In at least one case, I did get a full-blown narrative from a future perspective with a moral to the story. I used the material, but purposely truncated it, cutting out the perspective. My modus operandi as a writer is to give the audience, even children in this case, “2+2” and assume that they will know what to do.

So the principle guiding me was rawness.

Q: This, indeed, is a work for all ages. What were the challenges of preserving the integrity and authenticity of a school-aged child’s voice?

Jerry Rapier, fifth grade
Jerry Rapier, fifth grade

MB: With the two monologue pieces ‘There Was This Girl’ and ‘It’s Not Safe To Feel,’ I especially challenged myself to write a child’s voice authentically. With ‘There Was This Girl’ I think I went furthest—and it easier, with that one, because the source material gave me a “template.” All good writing has a wild quality to it, while still being harmonious, and sitting with the children’s stories blessed me with a reminder of this. A child’s writing is still so close to speaking! It’s less learned and full of flexible grammar. As a playwright, I think all the time about the gulf between Written English and Spoken English and this project pushed me to dig deeper. Mostly, I had to just not “correct” the voices, but trust that they were expressing fully and vividly without me laying rules down or adding rhetoric.

In other pieces I was more writerly—not for the sake of language, but for the sake of communicating the vastness of these feelings. ‘Get Up Again’ doesn’t even attempt a child’s voice, really, but it does attempt to show you the apocalyptic fear of going to fight a bigger kid by the back fence after school.

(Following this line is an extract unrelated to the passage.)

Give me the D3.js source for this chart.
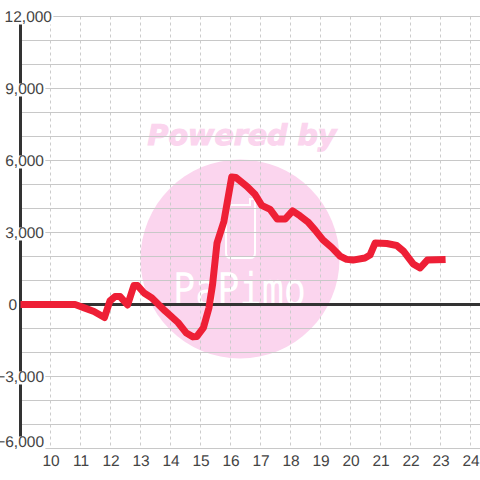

Q: Bullying has been frequently addressed in many media platforms and creative forms but what do you believe makes a theatrical work comprised of short plays most effective for encouraging awareness and truly productive dialogue on dealing with a problem that affects all communities, regardless of demographics or geography?

MB: Honestly, I don’t know that theater is the “most effective” means. But theatre has virtues that lend itself well here: (1) it’s public—and if you can allow yourself to feel something in public, it’s easier then to talk it out with others, and that’s probably the biggest reason to do theater about bullying. But there’s also (2), theater is analogical but also live, so it creates a safe hypothetical space while showing us a real human being, a few feet away, who is suffering and succeeding, overcoming and wallowing.

It’s crucial, I would think, for educators and students to talk about and see real examples (as with documentaries like “Bully”). But it’s also important to have analogies. ‘Different=Amazing’ bridges the two somewhat by being, partly, a dramatization of real-life experiences.

We also hope that, because theatre may be completely new to so much of our audience, that the experience in itself will draw them in.

Q: Perhaps one of the most surprising epiphanies arising out of the work are the many ways in which bullying is manifested. Bullying is all too often suffered in silence. This work is scheduled to reach thousands of schoolchildren in Utah. Your thoughts about this would be much appreciated.

Latoya Rhodes, fifth grade
Latoya Rhodes, fifth grade

 

Tyson Baker, fifth grade
Tyson Baker, fifth grade

MB: As young adult writer Jay Asher wrote in ‘Thirteen Reason Why’ (a book somewhat about bullying), “Everything affects everything.” I have a friend who is still bitter about (some horrific) bullying from the third grade. It may seem inconsequential to trip a kid, or to help a friend up who has tripped, but it’s everything! I recently re-connected with a friend who shocked me by saying how influential I’d been in her life, when I hadn’t seen her for years! All I did as a teenager was try to treat her well, from my perspective. From hers, I’d been a turning point. And that’s exactly what ‘Thirteen Reasons Why’ is about—we can’t know how far our actions will ripple.

The most awful manifestation of bullying—regardless of whether mud or knives or Facebook stalking is involved—is how it prevents a person from being herself. All art is a way of breaking the silence.

With Asher’s wisdom in mind, my biggest hope isn’t that ‘Different=Amazing’ will make for a mass humbling in a school auditorium, but that one student will be shocked one day by an old friend saying how influential he’d been in her life.